=== Required work ===
Starting at the first line of the data, please print exactly those lines through the one that holds "const yTicks = [0, 10, 20, 30, 40, 50, 60];", omitting every picture.
··· Provided material ···
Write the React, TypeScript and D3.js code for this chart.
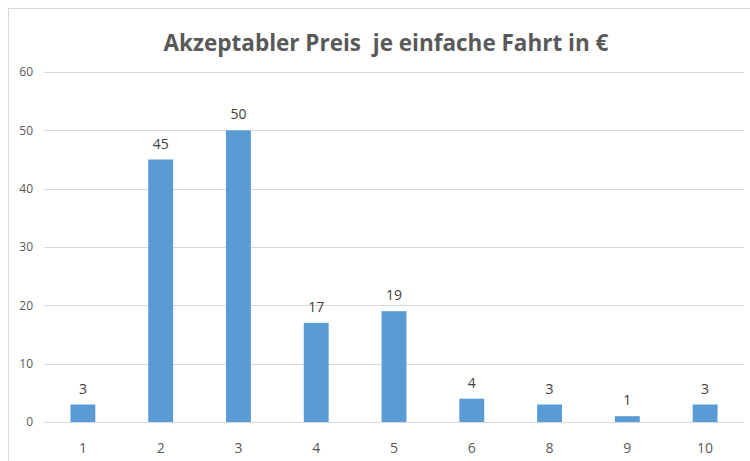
import React from "react";
import * as d3 from "d3";

const categories = ["1", "2", "3", "4", "5", "6", "8", "9", "10"];
const values = [3, 45, 50, 17, 19, 4, 3, 1, 3];
const yTicks = [0, 10, 20, 30, 40, 50, 60];

const W = 750;
const H = 461;
const margin = { left: 44, right: 6, top: 72, bottom: 39 };

const App = () => {
  const x = d3
    .scaleBand()
    .domain(categories)
    .range([margin.left, W - margin.right])
    .paddingInner(0.68)
    .paddingOuter(0.34);
  const y = d3
    .scaleLinear()
    .domain([0, 60])
    .range([H - margin.bottom, margin.top]);

  const font = "Open Sans, sans-serif";

  return (
    <svg width={W} height={H} style={{ position: "absolute", left: 0, top: 0 }}>
      <rect x={0} y={0} width={W} height={H} fill="#fff" />
      <line x1={8} x2={W} y1={8.5} y2={8.5} stroke="#d9d9d9" />
      <line x1={8.5} x2={8.5} y1={8} y2={H} stroke="#d9d9d9" />
      <text
        x={386}
        y={51}
        textAnchor="middle"
        fontFamily={font}
        fontWeight="bold"
        fontSize={22.5}
        fill="#595959"
      >
        Akzeptabler Preis{"\u00a0 "}je einfache Fahrt in €
      </text>
      {yTicks.map(t => (
        <g key={t}>
          <line
            x1={margin.left}
            x2={W - margin.right}
            y1={Math.round(y(t)) + 0.5}
            y2={Math.round(y(t)) + 0.5}
            stroke="#d9d9d9"
          />
          <text
            x={33}
            y={y(t)}
            dy="0.35em"
            textAnchor="end"
            fontFamily={font}
            fontSize={12}
            fill="#595959"
          >
            {t}
          </text>
        </g>
      ))}
      {categories.map((c, i) => (
        <g key={c}>
          <rect
            x={x(c)}
            y={y(values[i])}
            width={x.bandwidth()}
            height={y(0) - y(values[i])}
            fill="#5b9bd5"
          />
          <text
            x={(x(c) as number) + x.bandwidth() / 2}
            y={y(values[i]) - 11}
            textAnchor="middle"
            fontFamily={font}
            fontSize={14}
            fill="#404040"
          >
            {values[i]}
          </text>
          <text
            x={(x(c) as number) + x.bandwidth() / 2}
            y={453}
            textAnchor="middle"
            fontFamily={font}
            fontSize={14}
            fill="#595959"
          >
            {c}
          </text>
        </g>
      ))}
    </svg>
  );
};

export default App;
···
=== Reply to the exercise ===
Write the React, TypeScript and D3.js code for this chart.
import React from "react";
import * as d3 from "d3";

const categories = ["1", "2", "3", "4", "5", "6", "8", "9", "10"];
const values = [3, 45, 50, 17, 19, 4, 3, 1, 3];
const yTicks = [0, 10, 20, 30, 40, 50, 60];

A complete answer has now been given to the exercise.